US. DC plan participants prioritizing returns over principles

Increased interest in incorporating ESG principles in defined contribution retirement plans, leveraging collective investment trusts (CITs) and offering financial wellness tools as a value-add are some of the latest trends on the minds of consultants and advisors, according to T. Rowe Price’s 2021 Defined Contribution Research Study conducted in partnership with Schaus Group.

Michael Davis, T. Rowe Price’s head of defined contribution plan specialists, told Benefits PRO that the survey responses from 32 consultant and advisory firms jibes well with data that the Baltimore-based recordkeeper has also collected from 6,400 plan participants and more than 450 plan sponsors.

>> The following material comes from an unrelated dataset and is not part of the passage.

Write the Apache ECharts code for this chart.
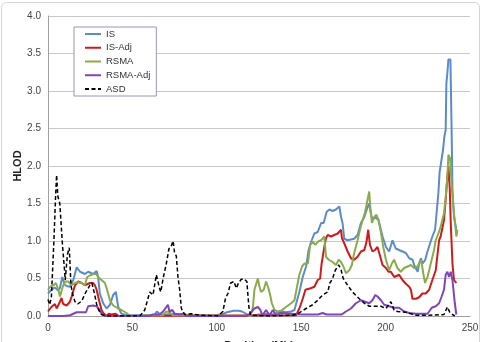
<!DOCTYPE html>
<html>
<head>
<meta charset="utf-8">
<script src="https://cdn.jsdelivr.net/npm/echarts@6/dist/echarts.min.js"></script>
<style>
  html, body { margin: 0; padding: 0; background: #fff; }
  #main { width: 482px; height: 342px; }
</style>
</head>
<body>
<div id="main"></div>
<script>
// values: [position (Mb), HLOD]
var seriesNames = ['IS', 'IS-Adj', 'RSMA', 'RSMA-Adj', 'ASD'];
var xTicks = [0, 50, 100, 150, 200, 250];
var yTicks = [0, 0.5, 1, 1.5, 2, 2.5, 3, 3.5, 4];

var isData = [[0,0.3],[2,0.35],[4,0.38],[6,0.34],[7,0.37],[8.1,0.48],[8.5,0.52],[9.8,0.42],[11,0.4],[13,0.39],[15,0.48],[17,0.65],[19,0.59],[21.9,0.56],[23.8,0.59],[26.8,0.56],[28.8,0.6],[29.7,0.52],[30.7,0.3],[32.7,0.17],[34.7,0.1],[36.7,0.15],[38.6,0.28],[40.2,0.32],[41.6,0.12],[43.5,0.03],[46.5,0.01],[55,0.01],[63,0.01],[64.5,0.06],[65.2,0.08],[66.5,0.02],[70,0.02],[75,0.03],[85,0.01],[100,0.01],[104,0.03],[106,0.05],[110,0.07],[113,0.07],[115,0.06],[118,0.02],[120,0],[125,0.02],[130,0.03],[134,0.02],[136,0.05],[139,0.06],[141,0.05],[144,0.06],[146,0.08],[147,0.1],[148.9,0.32],[150.9,0.52],[152.9,0.66],[154.4,0.88],[155.9,0.99],[157.8,1.1],[159.8,1.12],[161.8,1.24],[163.3,1.24],[165.1,1.39],[166.7,1.42],[168.6,1.4],[170.6,1.42],[172.6,1.46],[173.6,1.32],[174.5,1.24],[175.5,1.03],[177.5,1.01],[181.4,1.03],[183.4,1.08],[185.4,1.24],[187.4,1.32],[189.3,1.45],[190.3,1.5],[191.3,1.36],[192.2,1.28],[193.7,1.32],[195.8,1.28],[198.2,1.06],[200.2,0.92],[202.1,0.86],[204.1,1.01],[206,0.9],[208,0.88],[210,0.86],[212,0.84],[214,0.77],[216,0.75],[216.9,0.68],[218,0.66],[219,0.59],[219.9,0.7],[220.9,0.77],[222,0.7],[223.5,0.75],[224.8,0.86],[226.1,0.95],[227.7,1.06],[229.3,1.15],[230,1.32],[231.3,1.65],[232,1.92],[233,1.92],[234,2.21],[234.8,2.39],[235.6,2.48],[236,3.1],[236.6,3.24],[237.2,3.42],[238.4,3.42],[238.6,3.15],[239.2,2.35],[239.6,1.7],[240.5,1.32],[241,1.3],[241.9,1.15]];

var isAdjData = [[0,0.06],[2,0.12],[4.1,0.16],[5.1,0.1],[7.1,0.19],[8,0.24],[9,0.16],[11,0.14],[13,0.19],[14,0.26],[16,0.41],[17.9,0.46],[19.9,0.44],[21.9,0.41],[24.8,0.44],[26.8,0.44],[27.8,0.41],[28.8,0.35],[29.7,0.26],[30.7,0.17],[31.7,0.08],[32.7,0.04],[34.7,0],[36,0.03],[37.6,0.02],[40,0.03],[42,0],[147,0.01],[148.9,0.1],[150.3,0.19],[150.9,0.23],[152.5,0.35],[153.6,0.37],[155.6,0.37],[157.8,0.39],[159.8,0.48],[161.2,0.5],[162.1,0.7],[163.7,0.92],[164.7,1.04],[165.7,1.08],[167.7,1.06],[169.6,1.08],[171.6,1.1],[173.6,1.15],[174.1,1.04],[175.5,0.97],[177.5,0.86],[179.5,0.77],[181.4,0.75],[183.4,0.79],[185.4,0.86],[187.4,0.88],[188.7,0.99],[189.7,1.15],[190.7,0.95],[192.2,0.86],[193.7,0.88],[195.2,0.92],[196.6,0.81],[198.2,0.68],[200.2,0.64],[201.7,0.59],[203.1,0.59],[205.1,0.52],[208,0.55],[210,0.48],[212,0.43],[214,0.39],[215,0.35],[215.9,0.23],[218,0.23],[219.9,0.25],[221.8,0.3],[223.8,0.3],[225.8,0.35],[227.7,0.48],[229.7,0.61],[231.7,1.01],[232.6,1.06],[234.6,1.28],[235.6,1.55],[236.6,1.85],[237.2,2.0],[238,1.7],[238.6,1.24],[239.6,0.7],[240.5,0.48],[241.9,0.44]];

var rsmaData = [[0,0.35],[1.3,0.39],[3.3,0.41],[4.7,0.44],[6.1,0.35],[7.1,0.26],[8.7,0.39],[10,0.46],[12,0.46],[14,0.41],[16,0.44],[17.9,0.45],[19.9,0.44],[21.9,0.41],[23.2,0.52],[24.8,0.54],[26.8,0.56],[28.4,0.56],[29.7,0.52],[31.7,0.48],[33.7,0.44],[35,0.35],[36.7,0.21],[38.6,0.14],[41.6,0.1],[43.5,0.08],[46.5,0.04],[48.5,0],[68,0.01],[70,0.06],[72,0.05],[74,0.01],[120,0],[121.4,0.12],[122.3,0.35],[123.3,0.33],[124.3,0.5],[125.3,0.39],[126.2,0.32],[127.8,0.35],[129.2,0.46],[130.6,0.37],[131.8,0.26],[132.6,0.17],[134.2,0.08],[136,0.06],[138,0.07],[141,0.12],[144,0.17],[146,0.21],[147,0.22],[147.6,0.4],[148.9,0.55],[150.5,0.66],[152,0.7],[154,0.7],[155.3,0.95],[156.8,0.99],[158.4,0.95],[159.8,0.99],[161.8,1.01],[163.7,1.06],[164.7,0.79],[166.3,0.75],[168.6,0.72],[170.6,0.68],[172.2,0.75],[173.6,0.72],[175,0.66],[176.5,0.57],[178.5,0.61],[180,0.68],[181.4,0.84],[183.4,1.01],[184.8,1.15],[186.4,1.28],[187.9,1.39],[189.3,1.55],[190.3,1.66],[190.9,1.46],[191.9,1.24],[193.3,1.32],[194.6,1.35],[195.8,1.28],[197.2,1.12],[198.6,0.92],[200.2,0.75],[202.1,0.61],[203.7,0.7],[205,0.75],[207,0.64],[209,0.59],[211,0.64],[213,0.66],[215,0.68],[216.9,0.64],[219,0.66],[220.9,0.75],[221.4,0.7],[222.3,0.57],[223.4,0.44],[224.8,0.52],[225.8,0.61],[227.3,0.75],[228.7,0.88],[229.7,1.01],[231.3,1.1],[232.6,1.19],[234.6,1.37],[235.6,1.59],[236.6,1.87],[237.2,2.15],[238.2,2.1],[239.2,1.72],[240.5,1.37],[241,1.28],[241.9,1.06],[242.5,1.15]];

var rsmaAdjData = [[0,0],[9,0],[13,0.01],[15,0.03],[17,0.05],[19.9,0.05],[22.5,0.05],[23.8,0.13],[26.8,0.14],[28.8,0.13],[29.7,0.15],[30.7,0.08],[31.7,0.03],[33.7,0],[60,0],[62,0.02],[66,0.02],[68.2,0.06],[70.1,0.12],[71,0.15],[72,0.06],[73.7,0.08],[75,0.03],[78,0.02],[80,0.03],[82,0],[118,0],[120,0.04],[122.3,0.1],[124.3,0.12],[125.8,0.08],[127,0.01],[129.2,0.08],[131.2,0.01],[133.2,0.08],[135,0.01],[138,0.04],[144,0.03],[150,0.02],[160,0.02],[162.7,0.04],[165,0.02],[174,0.02],[176.5,0.06],[179.5,0.1],[182.4,0.17],[185.4,0.21],[187.9,0.19],[190.3,0.17],[192.2,0.21],[193.9,0.28],[195.2,0.26],[197.2,0.21],[199.2,0.15],[202.1,0.13],[205,0.11],[208,0.11],[211,0.06],[214,0.04],[218,0.03],[222,0.03],[224.8,0.03],[225.8,0.06],[227.3,0.11],[229.7,0.13],[231.7,0.17],[233.2,0.26],[234.6,0.35],[235.6,0.55],[236.6,0.59],[237.6,0.52],[238.6,0.59],[239.6,0.48],[240.5,0.46],[241,0.17],[241.9,0.02]];

var asdData = [[0,0.22],[1,0.15],[2,0.25],[2.5,0.5],[3.5,1.0],[4.5,1.6],[5.1,1.88],[5.8,1.6],[6.5,1.62],[7,1.5],[8.5,0.97],[9.8,0.61],[10.2,0.48],[11.5,0.82],[12.6,0.91],[13.6,0.41],[14.5,0.3],[16,0.19],[17.6,0.16],[20,0.2],[22,0.3],[24.8,0.41],[26,0.44],[27.5,0.3],[28.8,0.16],[30,0.08],[31.7,0.02],[34.5,0],[54.4,0],[57.3,0.08],[60.3,0.32],[62.2,0.28],[64.2,0.55],[65.8,0.39],[66.8,0.32],[68.2,0.5],[70.1,0.7],[71.7,0.9],[73,0.93],[74.1,1.0],[75,0.84],[76,0.8],[77,0.52],[78,0.35],[79,0.1],[81,0.02],[85,0.03],[90,0.01],[100.7,0],[103.6,0.06],[105.2,0.24],[106.6,0.3],[108.2,0.44],[110.2,0.46],[111.5,0.37],[112.9,0.44],[114.5,0.49],[116.4,0.49],[117.8,0.46],[119,0.12],[120,0.01],[130,0],[145,0.01],[148,0.03],[150,0.06],[152.9,0.1],[156.8,0.15],[159.8,0.21],[162.7,0.28],[165.7,0.32],[167,0.44],[168.6,0.5],[170.2,0.61],[172.2,0.68],[173.6,0.62],[174.9,0.5],[177.5,0.41],[180.4,0.32],[184.4,0.23],[187.4,0.17],[190.3,0.13],[193.3,0.13],[197.2,0.13],[200.2,0.1],[203.1,0.19],[205,0.08],[207,0.06],[212,0.05],[218,0.01],[226,0.01],[234.6,0.02],[236.6,0.12],[238,0.05],[239.6,0.02],[241,0]];

var colors = ['#5b8cc8', '#d01a1a', '#8aab4c', '#7e45bd', '#000000'];
var allData = [isData, isAdjData, rsmaData, rsmaAdjData, asdData];

var chart = echarts.init(document.getElementById('main'));

var series = seriesNames.map(function (name, i) {
  var dashed = name === 'ASD';
  return {
    name: name,
    type: 'line',
    data: allData[i],
    symbol: 'none',
    color: colors[i],
    lineStyle: { width: dashed ? 1.5 : 2, type: dashed ? [4, 2.5] : 'solid', color: colors[i] },
    animation: false
  };
});

chart.setOption({
  animation: false,
  textStyle: { fontFamily: 'Liberation Sans, Arial, sans-serif' },
  graphic: [{
    type: 'rect',
    shape: { x: 1.5, y: 2.5, width: 478, height: 350, r: 5 },
    style: { fill: 'none', stroke: '#d4d4d4', lineWidth: 1 },
    z: -10
  }],
  grid: { left: 48, right: 12, top: 16, bottom: 26, containLabel: false, outerBoundsMode: 'none' },
  legend: {
    orient: 'vertical',
    left: 74,
    top: 27,
    data: seriesNames,
    itemWidth: 16,
    itemHeight: 10,
    itemGap: 3.75,
    padding: [2, 6, 2, 10],
    backgroundColor: '#fff',
    borderColor: '#9a94c0',
    borderWidth: 1,
    itemStyle: { opacity: 0 },
    textStyle: { fontSize: 9.5, color: '#333', lineHeight: 10 }
  },
  xAxis: {
    type: 'value',
    min: xTicks[0],
    max: xTicks[xTicks.length - 1],
    interval: 50,
    name: 'Position (Mb)',
    nameLocation: 'middle',
    nameGap: 24,
    nameMoveOverlap: false,
    nameTextStyle: { fontSize: 11, fontWeight: 'bold', color: '#222' },
    axisLine: { show: true, lineStyle: { color: '#a0a0a0' } },
    axisTick: { show: false },
    axisLabel: { fontSize: 10, color: '#444', margin: 7 },
    splitLine: { show: false }
  },
  yAxis: {
    type: 'value',
    min: yTicks[0],
    max: yTicks[yTicks.length - 1],
    interval: 0.5,
    name: 'HLOD',
    nameLocation: 'middle',
    nameGap: 25,
    nameMoveOverlap: false,
    nameTextStyle: { fontSize: 11, fontWeight: 'bold', color: '#222' },
    axisLine: { show: true, lineStyle: { color: '#a0a0a0' } },
    axisTick: { show: false },
    axisLabel: { fontSize: 10, color: '#444', margin: 7, formatter: function (v) { return v.toFixed(1); } },
    splitLine: { show: true, lineStyle: { color: '#c9c9c9' } }
  },
  series: series
});
</script>
</body>
</html>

Survey results revealed key themes:

Strong interest and dialogue around adopting ESG principles.
“Consultants and advisors said that plan sponsors are interested in ESG principles primarily to increase positive engagement with participants and to align with sponsoring entities’ sustainability goals,” Davis says.

“The majority of plan participants are willing to allocate to ESG, but their primary interest was in investment return. When asked if they had to choose between the two, more participants preferred investment returns over ESG principles, which we thought was interesting.”

With respect to implementation of ESG, 40 percent of study respondents indicated preference for actively-managed ESG investment strategies; only 10 percent said passive ESG investment strategies were preferable.